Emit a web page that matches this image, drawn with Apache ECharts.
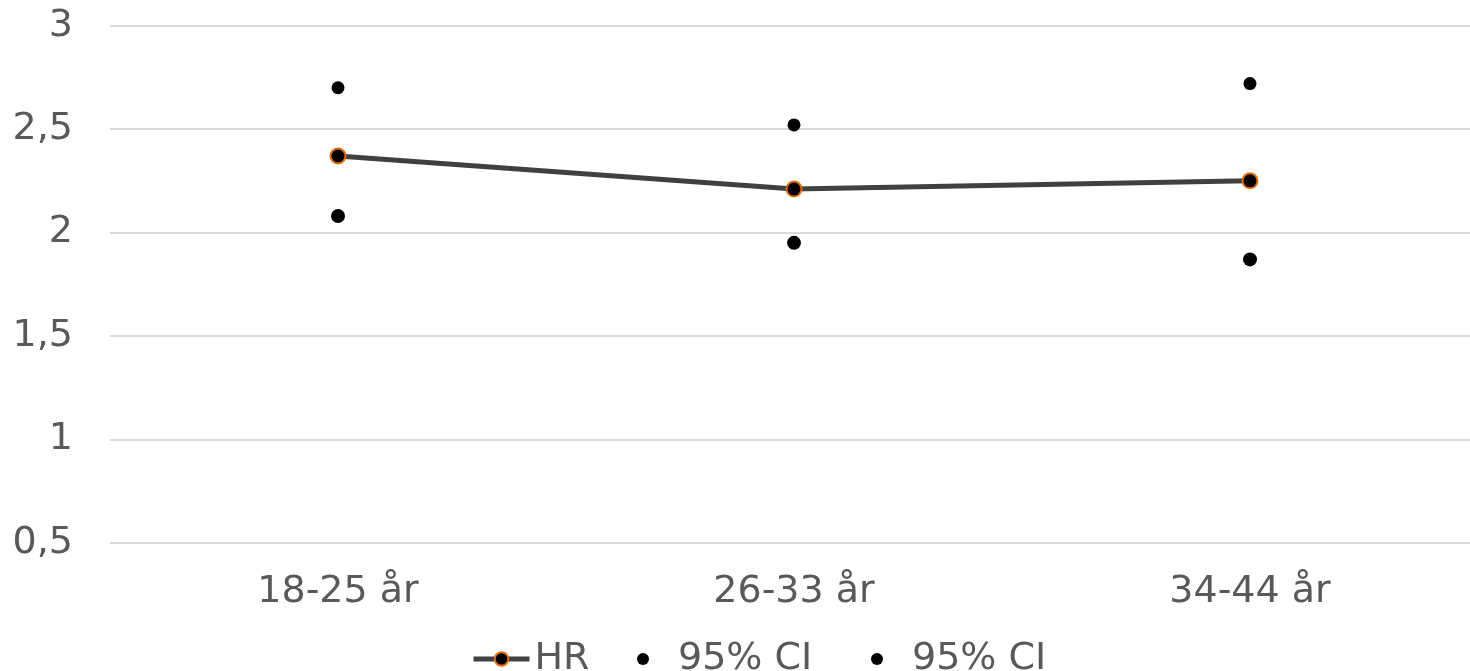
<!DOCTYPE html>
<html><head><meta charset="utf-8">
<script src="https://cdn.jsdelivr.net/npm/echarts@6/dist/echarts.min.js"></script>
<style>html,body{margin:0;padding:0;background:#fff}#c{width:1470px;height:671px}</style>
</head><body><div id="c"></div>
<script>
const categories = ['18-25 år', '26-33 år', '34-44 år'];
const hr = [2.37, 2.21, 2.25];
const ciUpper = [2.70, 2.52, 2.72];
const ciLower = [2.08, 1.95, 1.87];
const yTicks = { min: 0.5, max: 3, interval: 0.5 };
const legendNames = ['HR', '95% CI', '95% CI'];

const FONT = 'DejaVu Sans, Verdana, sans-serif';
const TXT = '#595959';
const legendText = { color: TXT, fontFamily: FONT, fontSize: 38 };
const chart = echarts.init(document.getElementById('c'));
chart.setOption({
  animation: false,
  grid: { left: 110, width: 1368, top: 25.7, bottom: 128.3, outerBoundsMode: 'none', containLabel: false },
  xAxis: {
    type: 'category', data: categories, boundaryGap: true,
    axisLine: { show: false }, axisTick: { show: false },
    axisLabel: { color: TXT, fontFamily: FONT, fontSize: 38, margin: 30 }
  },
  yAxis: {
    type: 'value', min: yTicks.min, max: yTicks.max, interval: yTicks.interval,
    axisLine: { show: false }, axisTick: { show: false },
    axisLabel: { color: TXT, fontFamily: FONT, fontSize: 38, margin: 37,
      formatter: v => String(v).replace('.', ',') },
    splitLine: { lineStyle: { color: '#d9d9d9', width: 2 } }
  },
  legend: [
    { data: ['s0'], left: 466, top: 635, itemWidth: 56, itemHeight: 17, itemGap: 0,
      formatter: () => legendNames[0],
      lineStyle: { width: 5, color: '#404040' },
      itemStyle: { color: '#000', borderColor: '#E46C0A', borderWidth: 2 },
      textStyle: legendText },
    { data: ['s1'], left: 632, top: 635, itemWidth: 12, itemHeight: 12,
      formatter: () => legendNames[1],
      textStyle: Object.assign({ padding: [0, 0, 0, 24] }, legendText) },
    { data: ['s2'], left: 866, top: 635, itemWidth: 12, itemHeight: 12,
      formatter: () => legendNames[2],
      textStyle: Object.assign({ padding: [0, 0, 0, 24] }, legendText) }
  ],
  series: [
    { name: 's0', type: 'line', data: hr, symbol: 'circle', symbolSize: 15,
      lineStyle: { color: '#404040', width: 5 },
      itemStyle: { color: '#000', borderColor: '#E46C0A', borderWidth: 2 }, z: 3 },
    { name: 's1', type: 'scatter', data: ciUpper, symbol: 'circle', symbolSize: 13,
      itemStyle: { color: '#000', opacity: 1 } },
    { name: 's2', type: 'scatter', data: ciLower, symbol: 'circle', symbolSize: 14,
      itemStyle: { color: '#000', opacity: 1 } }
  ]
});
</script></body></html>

* * *

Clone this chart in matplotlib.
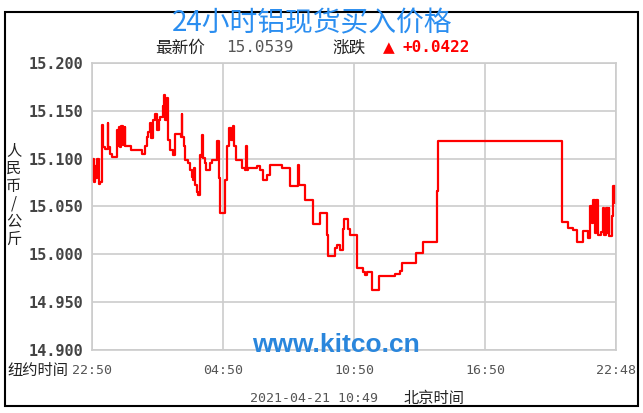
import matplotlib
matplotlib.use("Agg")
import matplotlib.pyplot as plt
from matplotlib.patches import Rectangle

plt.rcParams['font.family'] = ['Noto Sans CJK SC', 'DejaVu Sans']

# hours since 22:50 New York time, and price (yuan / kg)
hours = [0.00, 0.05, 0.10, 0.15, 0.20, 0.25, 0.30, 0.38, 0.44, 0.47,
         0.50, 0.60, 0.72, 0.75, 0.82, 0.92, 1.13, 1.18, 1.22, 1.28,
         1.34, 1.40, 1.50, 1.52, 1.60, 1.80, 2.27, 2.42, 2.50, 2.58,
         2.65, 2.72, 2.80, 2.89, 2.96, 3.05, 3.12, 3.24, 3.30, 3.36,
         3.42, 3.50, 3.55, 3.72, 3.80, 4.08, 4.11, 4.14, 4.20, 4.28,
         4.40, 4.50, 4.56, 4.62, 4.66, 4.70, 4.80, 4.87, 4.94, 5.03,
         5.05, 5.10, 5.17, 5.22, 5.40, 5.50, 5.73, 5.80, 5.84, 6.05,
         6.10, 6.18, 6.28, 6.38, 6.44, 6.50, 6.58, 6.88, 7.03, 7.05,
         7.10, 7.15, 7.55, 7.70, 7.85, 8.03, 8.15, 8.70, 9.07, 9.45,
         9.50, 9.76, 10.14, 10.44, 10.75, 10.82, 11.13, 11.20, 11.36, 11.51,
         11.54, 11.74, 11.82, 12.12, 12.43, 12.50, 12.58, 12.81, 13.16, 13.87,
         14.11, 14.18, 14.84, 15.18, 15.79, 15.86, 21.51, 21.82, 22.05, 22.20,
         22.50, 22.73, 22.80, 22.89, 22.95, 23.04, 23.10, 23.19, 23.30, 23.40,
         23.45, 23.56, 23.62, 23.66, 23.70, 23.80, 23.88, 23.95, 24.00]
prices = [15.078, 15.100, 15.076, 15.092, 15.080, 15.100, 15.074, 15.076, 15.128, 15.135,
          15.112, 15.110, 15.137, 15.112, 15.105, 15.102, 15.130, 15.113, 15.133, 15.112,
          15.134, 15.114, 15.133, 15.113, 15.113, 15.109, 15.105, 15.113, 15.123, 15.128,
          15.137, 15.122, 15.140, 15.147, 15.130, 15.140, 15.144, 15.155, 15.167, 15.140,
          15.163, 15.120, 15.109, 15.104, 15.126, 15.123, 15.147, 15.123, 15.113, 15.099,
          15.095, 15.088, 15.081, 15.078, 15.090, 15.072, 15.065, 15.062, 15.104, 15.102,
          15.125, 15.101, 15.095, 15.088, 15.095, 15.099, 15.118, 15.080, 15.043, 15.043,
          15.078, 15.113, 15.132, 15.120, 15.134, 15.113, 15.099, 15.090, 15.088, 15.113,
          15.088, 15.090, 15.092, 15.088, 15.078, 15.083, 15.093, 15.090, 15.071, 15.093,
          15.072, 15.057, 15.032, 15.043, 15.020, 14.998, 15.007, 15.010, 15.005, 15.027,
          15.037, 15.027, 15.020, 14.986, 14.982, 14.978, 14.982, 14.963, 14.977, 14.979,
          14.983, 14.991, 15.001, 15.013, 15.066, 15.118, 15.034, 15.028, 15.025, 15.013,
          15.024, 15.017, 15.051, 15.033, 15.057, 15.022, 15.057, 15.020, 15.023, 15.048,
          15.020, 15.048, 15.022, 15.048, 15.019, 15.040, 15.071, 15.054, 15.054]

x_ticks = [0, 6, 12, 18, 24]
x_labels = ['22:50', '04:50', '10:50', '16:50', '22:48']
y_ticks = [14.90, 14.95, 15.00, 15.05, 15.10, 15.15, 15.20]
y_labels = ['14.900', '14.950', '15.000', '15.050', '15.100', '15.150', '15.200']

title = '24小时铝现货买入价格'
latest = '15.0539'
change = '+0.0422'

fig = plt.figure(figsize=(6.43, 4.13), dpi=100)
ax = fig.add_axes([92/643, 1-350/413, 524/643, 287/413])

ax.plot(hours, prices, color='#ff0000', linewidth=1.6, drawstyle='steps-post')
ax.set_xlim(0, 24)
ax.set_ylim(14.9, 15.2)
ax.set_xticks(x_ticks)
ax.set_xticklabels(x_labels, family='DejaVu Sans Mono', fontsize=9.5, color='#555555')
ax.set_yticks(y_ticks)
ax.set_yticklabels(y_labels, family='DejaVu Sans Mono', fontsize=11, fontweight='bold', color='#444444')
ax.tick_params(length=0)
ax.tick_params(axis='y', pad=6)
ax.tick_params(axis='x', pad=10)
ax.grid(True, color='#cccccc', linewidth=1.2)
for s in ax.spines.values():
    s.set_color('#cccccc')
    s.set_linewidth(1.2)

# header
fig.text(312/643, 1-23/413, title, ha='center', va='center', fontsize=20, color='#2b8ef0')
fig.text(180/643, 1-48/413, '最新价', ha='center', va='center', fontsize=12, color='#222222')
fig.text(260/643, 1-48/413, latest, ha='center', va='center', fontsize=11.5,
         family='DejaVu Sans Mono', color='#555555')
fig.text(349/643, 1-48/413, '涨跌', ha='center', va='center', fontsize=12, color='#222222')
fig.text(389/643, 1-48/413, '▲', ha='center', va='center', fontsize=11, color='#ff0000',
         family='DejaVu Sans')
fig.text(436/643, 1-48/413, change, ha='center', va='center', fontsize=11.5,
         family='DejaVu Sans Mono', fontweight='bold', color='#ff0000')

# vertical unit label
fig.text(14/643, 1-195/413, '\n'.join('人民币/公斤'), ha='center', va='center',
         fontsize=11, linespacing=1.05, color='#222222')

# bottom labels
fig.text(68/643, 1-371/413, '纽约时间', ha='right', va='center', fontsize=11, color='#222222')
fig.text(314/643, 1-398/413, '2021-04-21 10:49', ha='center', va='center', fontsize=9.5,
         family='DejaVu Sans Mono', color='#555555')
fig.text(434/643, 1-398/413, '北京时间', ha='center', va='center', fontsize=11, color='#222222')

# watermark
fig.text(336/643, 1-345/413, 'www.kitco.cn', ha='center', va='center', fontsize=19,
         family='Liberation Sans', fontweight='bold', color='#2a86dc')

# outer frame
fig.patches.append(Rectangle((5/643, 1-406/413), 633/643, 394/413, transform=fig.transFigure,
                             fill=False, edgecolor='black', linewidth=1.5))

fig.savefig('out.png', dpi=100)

§ **GIVEN REQUEST**
Leaving out the pictures, extract the stretch from the line holding "Clone this chart in matplotlib." through the line holding "plt.rcParams['font.family'] = ['Noto", word for word.

§ **COMPLETE RESPONSE**
Clone this chart in matplotlib.
import matplotlib
matplotlib.use("Agg")
import matplotlib.pyplot as plt
from matplotlib.patches import Rectangle

plt.rcParams['font.family'] = ['Noto Sans CJK SC', 'DejaVu Sans']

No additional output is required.